Aharon Pfeuffer (אהרן פפויפר, also "Pfoifer"; 1949–1993) was a Rabbi, Rosh Yeshiva and Posek, and a recognized authority on Kashrut.

==Biography==
Pfeuffer studied in various Yeshivot, primarily Hebron and HaNegev in Israel, as well as Lakewood in the US. He later studied in chavruta with Shmuel Rozovsky, famed Rosh Yeshiva (dean) of Ponevezh, and came to consider him his primary Rabbi.
He received Semicha, Rabbinic ordination, from Tzvi Kushelevsky.

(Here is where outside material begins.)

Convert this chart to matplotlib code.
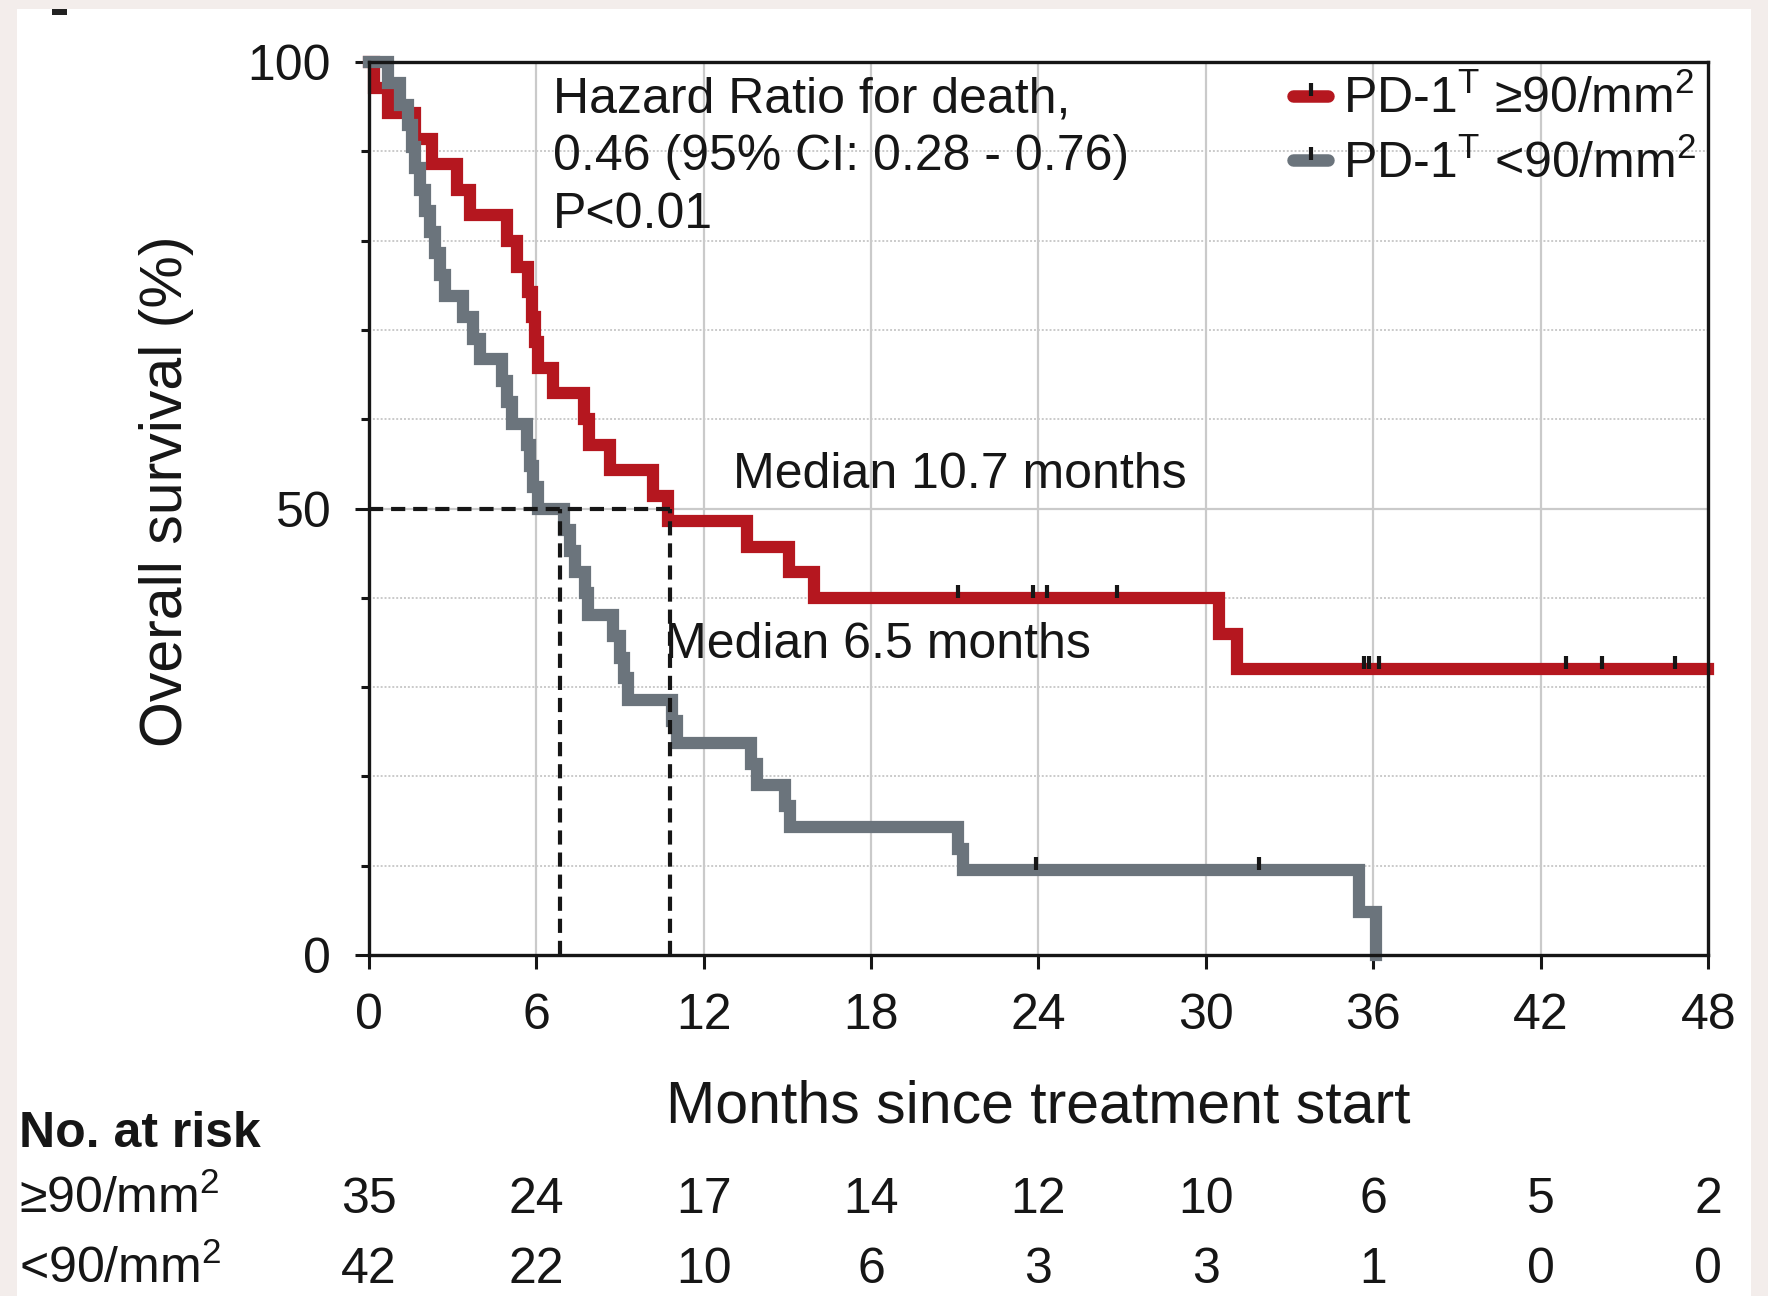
import matplotlib
matplotlib.use("Agg")
import matplotlib.pyplot as plt
from matplotlib.lines import Line2D
from matplotlib.patches import Rectangle
from matplotlib.transforms import blended_transform_factory

plt.rcParams['font.family'] = ['Liberation Sans', 'DejaVu Sans']
plt.rcParams['mathtext.fontset'] = 'custom'
plt.rcParams['mathtext.rm'] = 'Liberation Sans'
plt.rcParams['mathtext.it'] = 'Liberation Sans:italic'
plt.rcParams['mathtext.bf'] = 'Liberation Sans:bold'

RED = '#b5171f'
GRAY = '#6b747c'
GRID = '#cacaca'
BG = '#f3edeb'
INK = '#161616'

# PD-1 >= 90/mm2 : step times (months) and survival (%) after each step
hi_time = [0, 0.2, 0.7, 1.66, 2.26, 3.15, 3.63, 4.94, 5.30, 5.70, 5.85, 5.95,
           6.05, 6.61, 7.70, 7.90, 8.65, 10.2, 10.73, 13.55, 15.06, 15.95,
           30.45, 31.1, 48.0]
hi_surv = [100, 97.1, 94.3, 91.4, 88.6, 85.7, 82.9, 80.0, 77.1, 74.3, 71.4, 68.6,
           65.7, 62.9, 60.0, 57.1, 54.3, 51.4, 48.6, 45.7, 42.9, 40.0,
           36.0, 32.0, 32.0]
hi_cens_time = [21.1, 23.8, 24.3, 26.8, 35.66, 35.86, 36.2, 42.9, 44.2, 46.8]
hi_cens_surv = [40.0, 40.0, 40.0, 40.0, 32.0, 32.0, 32.0, 32.0, 32.0, 32.0]

# PD-1 < 90/mm2
lo_time = [0, 0.69, 1.12, 1.42, 1.54, 1.66, 1.84, 2.02, 2.2, 2.38, 2.55, 2.73,
           3.39, 3.75, 3.99, 4.77, 4.94, 5.12, 5.66, 5.78, 5.90, 6.08, 7.0, 7.2,
           7.4, 7.75, 7.85, 8.75, 9.0, 9.15, 9.3, 10.85, 11.05, 13.7, 13.9, 14.9,
           15.1, 21.1, 21.3, 35.5, 36.1]
lo_surv = [100, 97.6, 95.2, 92.9, 90.5, 88.1, 85.7, 83.3, 81.0, 78.6, 76.2, 73.8,
           71.4, 69.0, 66.7, 64.3, 61.9, 59.5, 57.1, 54.8, 52.4, 50.0, 47.6, 45.2,
           42.9, 40.5, 38.1, 35.7, 33.3, 31.0, 28.6, 26.2, 23.8, 21.4, 19.0, 16.7,
           14.3, 11.9, 9.5, 4.8, 0.0]
lo_cens_time = [23.9, 31.9]
lo_cens_surv = [9.5, 9.5]

median_hi = 10.79
median_lo = 6.87

months = [0, 6, 12, 18, 24, 30, 36, 42, 48]
risk_hi = [35, 24, 17, 14, 12, 10, 6, 5, 2]
risk_lo = [42, 22, 10, 6, 3, 3, 1, 0, 0]

W, H = 1768, 1296
fig = plt.figure(figsize=(W / 100, H / 100), dpi=100, facecolor=BG)
fig.patches.append(Rectangle((17 / W, 0), (1751 - 17) / W, (H - 9) / H,
                             transform=fig.transFigure, facecolor='white',
                             edgecolor='none', zorder=-10))
fig.patches.append(Rectangle((52 / W, 1 - 15 / H), 15 / W, 6 / H,
                             transform=fig.transFigure, facecolor='#222222',
                             edgecolor='none', zorder=-9))

ax = fig.add_axes([368.7 / W, 1 - 955.1 / H, 1339.6 / W, 893.1 / H])
ax.set_facecolor('white')
ax.set_xlim(0, 48)
ax.set_ylim(0, 100)

# grid
for m in months[1:-1]:
    ax.axvline(m, color=GRID, lw=1.6, zorder=1)
for p in range(10, 100, 10):
    if p == 50:
        ax.axhline(p, color=GRID, lw=1.6, zorder=1)
    else:
        ax.axhline(p, color=GRID, lw=1.4, ls=(0, (1, 1)), zorder=1)

# curves
ax.step(hi_time, hi_surv, where='post', color=RED, lw=8.8,
        solid_joinstyle='miter', clip_on=False, zorder=3)
ax.step(lo_time, lo_surv, where='post', color=GRAY, lw=8.8,
        solid_joinstyle='miter', clip_on=False, zorder=4)

tick_marker = [(0, 0), (0, 1)]
ax.plot(hi_cens_time, hi_cens_surv, ls='', marker=tick_marker, mec=INK,
        mew=3, ms=19, zorder=6)
ax.plot(lo_cens_time, lo_cens_surv, ls='', marker=tick_marker, mec=INK,
        mew=3, ms=19, zorder=6)

# median lines
dash = dict(color=INK, lw=3.0, dashes=(3.4, 1.9), zorder=5)
ax.plot([0, median_hi], [50, 50], **dash)
ax.plot([median_lo, median_lo], [0, 50], **dash)
ax.plot([median_hi, median_hi], [0, 50], **dash)

ax.text(6.59, 81.4, 'Hazard Ratio for death,\n0.46 (95% CI: 0.28 - 0.76)\nP<0.01',
        fontsize=36, va='baseline', ha='left', linespacing=1.33, color=INK,
        zorder=7)
ax.text(13.05, 52.3, 'Median 10.7 months', fontsize=36, va='baseline',
        color=INK, zorder=7)
ax.text(10.63, 33.3, 'Median 6.5 months', fontsize=36, va='baseline',
        color=INK, zorder=7)

# axes styling
for s in ax.spines.values():
    s.set_linewidth(2.4)
    s.set_color(INK)
    s.set_zorder(5)
ax.set_xticks(months)
ax.set_yticks([0, 50, 100])
ax.set_yticks(range(0, 101, 10), minor=True)
ax.tick_params(axis='both', which='major', direction='out', length=10, width=2.2,
               labelsize=36, pad=17, colors=INK, labelcolor=INK)
ax.tick_params(axis='y', which='minor', direction='out', length=6, width=2.2,
               colors=INK)

ax.set_xlabel('Months since treatment start', fontsize=42.5, va='baseline',
              color=INK)
ax.xaxis.set_label_coords(0.5, -0.1869)
ax.set_ylabel('Overall survival (%)', fontsize=42.5, va='center', color=INK)
ax.yaxis.set_label_coords(-0.151, 0.519)

# legend
h_hi = (Line2D([], [], color=RED, lw=9, solid_capstyle='round'),
        Line2D([], [], ls='', marker=tick_marker, mec=INK, mew=3, ms=19))
h_lo = (Line2D([], [], color=GRAY, lw=9, solid_capstyle='round'),
        Line2D([], [], ls='', marker=tick_marker, mec=INK, mew=3, ms=19))
leg = ax.legend([h_hi, h_lo],
                ['PD-1$^{\\mathrm{T}}$ ≥90/mm$^{2}$', 'PD-1$^{\\mathrm{T}}$ <90/mm$^{2}$'],
                loc='upper right', bbox_to_anchor=(0.995, 0.991), frameon=False,
                fontsize=36, handlelength=0.7, handletextpad=0.3,
                labelspacing=0.33, borderpad=0.1, borderaxespad=0)
for t in leg.get_texts():
    t.set_color(INK)

# number at risk table
tr = blended_transform_factory(ax.transData, ax.transAxes)
y_hi = (955.1 - 1213) / 893.1
y_lo = (955.1 - 1283) / 893.1
for m, a, b in zip(months, risk_hi, risk_lo):
    ax.text(m, y_hi, str(a), transform=tr, ha='center', va='baseline',
            fontsize=36, color=INK, clip_on=False)
    ax.text(m, y_lo, str(b), transform=tr, ha='center', va='baseline',
            fontsize=36, color=INK, clip_on=False)

fig.text(19 / W, 1 - 1147 / H, 'No. at risk', fontsize=36, weight='bold',
         va='baseline', color=INK)
fig.text(19 / W, 1 - 1213 / H, '≥90/mm$^{2}$', fontsize=36, va='baseline',
         color=INK)
fig.text(19 / W, 1 - 1283 / H, '<90/mm$^{2}$', fontsize=36, va='baseline',
         color=INK)

fig.savefig('out.png', dpi=100, facecolor=BG)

He was active in Israel, London, and then Johannesburg:
He taught in yeshivot in Hadera and Kfar Haroeh;
He
co-headed the Etz Chaim Yeshiva (London) from 1976;
He founded and headed the Yeshiva Maharsha Beis Aharon from 1982 (later named "Beis Aharon" for him), and lead the Yeshiva gedolah program at the Yeshiva College of South Africa in the early 1980s.

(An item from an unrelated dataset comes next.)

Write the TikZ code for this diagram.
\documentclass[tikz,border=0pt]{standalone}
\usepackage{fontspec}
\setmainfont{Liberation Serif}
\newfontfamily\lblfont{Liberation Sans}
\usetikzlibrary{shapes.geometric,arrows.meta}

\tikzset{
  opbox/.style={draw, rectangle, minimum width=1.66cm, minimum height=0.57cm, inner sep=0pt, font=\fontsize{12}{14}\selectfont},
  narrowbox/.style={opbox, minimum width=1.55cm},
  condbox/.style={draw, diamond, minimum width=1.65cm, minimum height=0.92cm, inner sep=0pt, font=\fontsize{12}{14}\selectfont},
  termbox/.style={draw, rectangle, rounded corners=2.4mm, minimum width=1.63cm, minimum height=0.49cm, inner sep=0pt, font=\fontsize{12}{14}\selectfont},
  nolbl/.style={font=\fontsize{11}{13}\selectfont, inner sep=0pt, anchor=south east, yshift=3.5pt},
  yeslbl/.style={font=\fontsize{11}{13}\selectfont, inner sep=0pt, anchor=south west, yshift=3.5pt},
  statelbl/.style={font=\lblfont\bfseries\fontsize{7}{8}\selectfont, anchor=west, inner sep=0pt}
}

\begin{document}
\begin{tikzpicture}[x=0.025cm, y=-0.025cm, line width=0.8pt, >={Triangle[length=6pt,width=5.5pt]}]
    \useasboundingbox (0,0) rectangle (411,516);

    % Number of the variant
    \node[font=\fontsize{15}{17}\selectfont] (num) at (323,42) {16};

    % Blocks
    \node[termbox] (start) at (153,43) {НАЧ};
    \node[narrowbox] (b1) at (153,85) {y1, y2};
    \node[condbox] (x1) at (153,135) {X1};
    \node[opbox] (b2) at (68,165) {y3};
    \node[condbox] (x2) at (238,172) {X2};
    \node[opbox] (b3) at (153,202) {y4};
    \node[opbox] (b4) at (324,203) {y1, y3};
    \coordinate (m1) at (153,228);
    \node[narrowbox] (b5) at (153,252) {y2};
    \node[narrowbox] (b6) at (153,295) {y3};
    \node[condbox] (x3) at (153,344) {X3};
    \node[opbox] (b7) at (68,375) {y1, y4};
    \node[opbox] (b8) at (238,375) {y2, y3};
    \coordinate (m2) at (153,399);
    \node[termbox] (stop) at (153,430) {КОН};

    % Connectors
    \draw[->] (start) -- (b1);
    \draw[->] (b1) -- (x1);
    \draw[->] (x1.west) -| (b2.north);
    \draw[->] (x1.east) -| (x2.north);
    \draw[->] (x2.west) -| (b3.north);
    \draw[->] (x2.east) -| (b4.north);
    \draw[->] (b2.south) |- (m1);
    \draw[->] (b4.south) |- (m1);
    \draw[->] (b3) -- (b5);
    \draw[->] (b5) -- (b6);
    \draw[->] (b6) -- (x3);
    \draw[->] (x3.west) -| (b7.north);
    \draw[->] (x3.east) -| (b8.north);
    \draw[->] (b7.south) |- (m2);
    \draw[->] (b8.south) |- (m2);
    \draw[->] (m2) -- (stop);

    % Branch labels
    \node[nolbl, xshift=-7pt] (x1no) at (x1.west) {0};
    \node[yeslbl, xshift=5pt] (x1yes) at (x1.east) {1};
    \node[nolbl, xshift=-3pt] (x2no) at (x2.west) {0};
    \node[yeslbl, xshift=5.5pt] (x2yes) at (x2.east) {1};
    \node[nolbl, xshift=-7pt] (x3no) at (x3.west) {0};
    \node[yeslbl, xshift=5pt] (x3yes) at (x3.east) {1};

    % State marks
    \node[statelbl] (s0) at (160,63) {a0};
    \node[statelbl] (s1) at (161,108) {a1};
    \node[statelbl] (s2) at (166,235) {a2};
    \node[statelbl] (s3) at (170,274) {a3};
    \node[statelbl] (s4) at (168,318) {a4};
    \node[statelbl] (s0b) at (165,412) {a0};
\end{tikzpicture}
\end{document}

He died in a car accident on his way to the Kruger National Park.

==Works==
Rabbi Pfeuffer is best known for his series on Kashrut, with volumes titled, e.g., "Kitzur Shulchan Aruch al Hilchos Basar be-Chalav" ("Summarized laws of Milk and Meat"). These explicate the Halacha (law) for the major Rabbinic topics here — with one on Niddah also — and are often recommended as a resource for students preparing for Semicha.
These were later popularized in a graphical and tabular format published in both Hebrew and English.

Rabbi Pfeuffer produced several other scholarly works.
These include "Zichron Menachem" and "Ohr Aharon" comprising, largely, "shiurim and chidushim" on various Talmudic tractates, the latter written during his years as Rosh Yeshiva.